芝居に対する考え方や姿勢はひとりひとりみんな違います。
役の作り方もひとそれぞれです。
アンダンテの稽古をしててそれを特に感じました。
そしてひとりひとりの個性やものの考え方なども示しながら、「観客にゆだねる」割合も多いアンダンテはとても楽しい作品だなぁと感じました。


そのアンダンテの稽古に昨日行ってきました。
考え方、感じかたはいろいろあっても、いい舞台に立ちたい、いい芝居を作りたいという気持が伝わってきます。
ただ本公演では代表であり演出家の彩乃木先生がすべてにおいていつも方向を示して下さるし、研究センター長の菊地先生がアドバイスをしてくださいます。

それが無いアンダンテですから、前に進むのに本公演の倍以上時間がかかります。


ラストスパートです。

小諸なる古城のほとり

小諸にあるシェイクスピア美術館に行ってきました。

軽井沢に静養に行き足をのばしたんです。

200年以上前に描かれた古典絵画はすべて、シェイクスピアの作品の名場面がとてもリアルに描かれていて、登場人物一人一人の表情が豊かで、美しかったです。

館長であり西洋古典美術研究家の中山己充人先生に館内をご案内頂き、ゆっくりと拝観しました。
この美術館にはシェイクスピアのファンが全国からいらっしゃるそうです。
演劇関係の方は衣装は勿論、皇帝とそれ以外の人の距離を勉強して行かれるとのこと。う〜ん。ですよね。

実は5月に「ウィンザー」の陽気な女房たちの東北バージョン「勝田村の陽気な女房たち」に出演した際、その芝居のちらしをロビーに置ていただきました。

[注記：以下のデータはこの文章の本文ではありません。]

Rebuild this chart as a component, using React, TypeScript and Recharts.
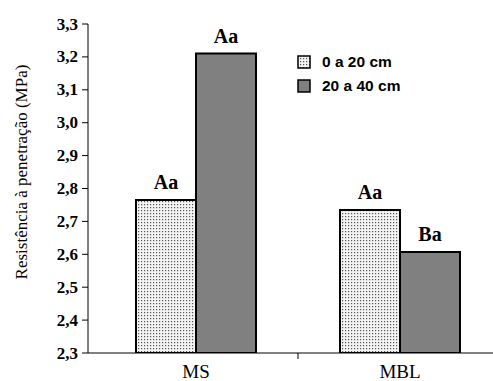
import React from "react";
import { BarChart, Bar, XAxis, YAxis, LabelList } from "recharts";

const categories = ["MS", "MBL"];
const depth0to20 = [2.765, 2.735];
const depth20to40 = [3.21, 2.607];
const letters0to20 = ["Aa", "Aa"];
const letters20to40 = ["Aa", "Ba"];
const seriesNames = ["0 a 20 cm", "20 a 40 cm"];
const yTicks = [2.3, 2.4, 2.5, 2.6, 2.7, 2.8, 2.9, 3.0, 3.1, 3.2, 3.3];

const SERIF = '"Liberation Serif", "Times New Roman", serif';
const SANS = '"Liberation Sans", Arial, sans-serif';

const data = categories.map((name, i) => ({
  name,
  d1: depth0to20[i],
  d2: depth20to40[i],
  l1: letters0to20[i],
  l2: letters20to40[i],
}));

const fmt = (v: number) => v.toFixed(1).replace(".", ",");

// category label plus a tick mark on the boundary between groups
const CategoryTick = (props: any) => {
  const { x, y, payload, index } = props;
  const half = payload && payload.offset ? payload.offset : 102;
  return (
    <g>
      {index === 0 && (
        <line x1={x + half} x2={x + half} y1={y} y2={y + 6} stroke="#000" strokeWidth={1} />
      )}
      <text x={x} y={y + 25} textAnchor="middle" fontFamily={SERIF} fontSize={19} fill="#000">
        {payload.value}
      </text>
    </g>
  );
};

const YTick = (props: any) => {
  const { x, y, payload } = props;
  return (
    <text
      x={x}
      y={y}
      textAnchor="end"
      dominantBaseline="central"
      fontFamily={SERIF}
      fontWeight={700}
      fontSize={17}
      fill="#000"
    >
      {fmt(payload.value)}
    </text>
  );
};

const Swatch = ({ fill }: { fill: string }) => (
  <svg width={14} height={14} style={{ marginRight: 11, display: "block" }}>
    <defs>
      <pattern id="legdots" width={3} height={3} patternUnits="userSpaceOnUse">
        <rect width={3} height={3} fill="#f4f4f4" />
        <rect x={0} y={0} width={1.2} height={1.2} fill="#555" />
      </pattern>
    </defs>
    <rect x={1} y={1} width={12} height={12} fill={fill} stroke="#000" strokeWidth={1.5} />
  </svg>
);

const LegendBox = () => (
  <div
    style={{
      position: "absolute",
      left: 297,
      top: 50,
      fontFamily: SANS,
      fontWeight: 700,
      fontSize: 15.5,
      color: "#000",
      lineHeight: "24px",
    }}
  >
    <div style={{ display: "flex", alignItems: "center", height: 24 }}>
      <Swatch fill="url(#legdots)" />
      {seriesNames[0]}
    </div>
    <div style={{ display: "flex", alignItems: "center", height: 24 }}>
      <Swatch fill="#808080" />
      {seriesNames[1]}
    </div>
  </div>
);

const YLabel = () => (
  <text
    x={21}
    y={172}
    transform="rotate(-90, 21, 172)"
    textAnchor="middle"
    dominantBaseline="central"
    fontFamily={SERIF}
    fontSize={17}
    fill="#000"
  >
    Resistência à penetração (MPa)
  </text>
);

const letterStyle = {
  fill: "#000",
  fontFamily: SERIF,
  fontWeight: 700,
  fontSize: 20,
};

export default function App() {
  return (
    <div
      style={{
        position: "absolute",
        left: 0,
        top: 0,
        width: 493,
        height: 381,
        overflow: "hidden",
        background: "#fff",
      }}
    >
      <BarChart
        width={510}
        height={381}
        data={data}
        margin={{ top: 24, right: 8, bottom: 0, left: 0 }}
        barGap={0}
        barSize={60}
      >
        <defs>
          <pattern id="dots" width={3} height={3} patternUnits="userSpaceOnUse">
            <rect width={3} height={3} fill="#f4f4f4" />
            <rect x={0} y={0} width={1.2} height={1.2} fill="#555" />
          </pattern>
        </defs>
        <XAxis
          dataKey="name"
          height={28}
          padding={{ left: 6, right: 0 }}
          axisLine={{ stroke: "#000", strokeWidth: 1 }}
          tickLine={false}
          tickSize={0}
          tickMargin={0}
          tick={<CategoryTick />}
          interval={0}
        />
        <YAxis
          width={88}
          domain={[2.3, 3.3]}
          ticks={yTicks}
          interval={0}
          axisLine={{ stroke: "#000", strokeWidth: 1 }}
          tickLine={{ stroke: "#000" }}
          tickSize={6}
          tickMargin={4}
          tick={<YTick />}
          allowDataOverflow
          label={{ content: () => <YLabel /> }}
        />
        <Bar dataKey="d1" name={seriesNames[0]} fill="url(#dots)" stroke="#000" strokeWidth={2} isAnimationActive={false}>
          <LabelList dataKey="l1" position="top" offset={11} {...letterStyle} />
        </Bar>
        <Bar dataKey="d2" name={seriesNames[1]} fill="#808080" stroke="#000" strokeWidth={2} isAnimationActive={false}>
          <LabelList dataKey="l2" position="top" offset={11} {...letterStyle} />
        </Bar>
      </BarChart>
      <LegendBox />
    </div>
  );
}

秋には「タイタスアンドロニカス」をやるのでまたよろしくお願いしますと言ったところ、「それはまた、すごいですね。みんながさけて通る作品を選ばれましたね。勇気がありますよ。シェイクスピアのファンで『タイタス・アンドロニカス』を観たい人、きっといるとおもいます。頑張ってください。」
と言って頂きました。ありがとうございます。
中山先生の温さに触れながら、あらためて「タイタス・アンドロニカス」を上演すること、そして彩乃木代表の情熱に誇りを感じました。
しっかりしないといけないなって思いました。

シェイクスピア美術館」は小諸駅下車すぐです。
日常の喧騒から離れ、落ち着いた至福の時間を与えてくれます。ホームページ見てみてください。美しい古典版画が掲載されています。

「タイタス・アンドロニカス」も一点ありました。ラヴィニアが小リューシャスを追って行く場面。タイタスとマーカスの品格、そしてのラヴィニア美しさに、息をのみました。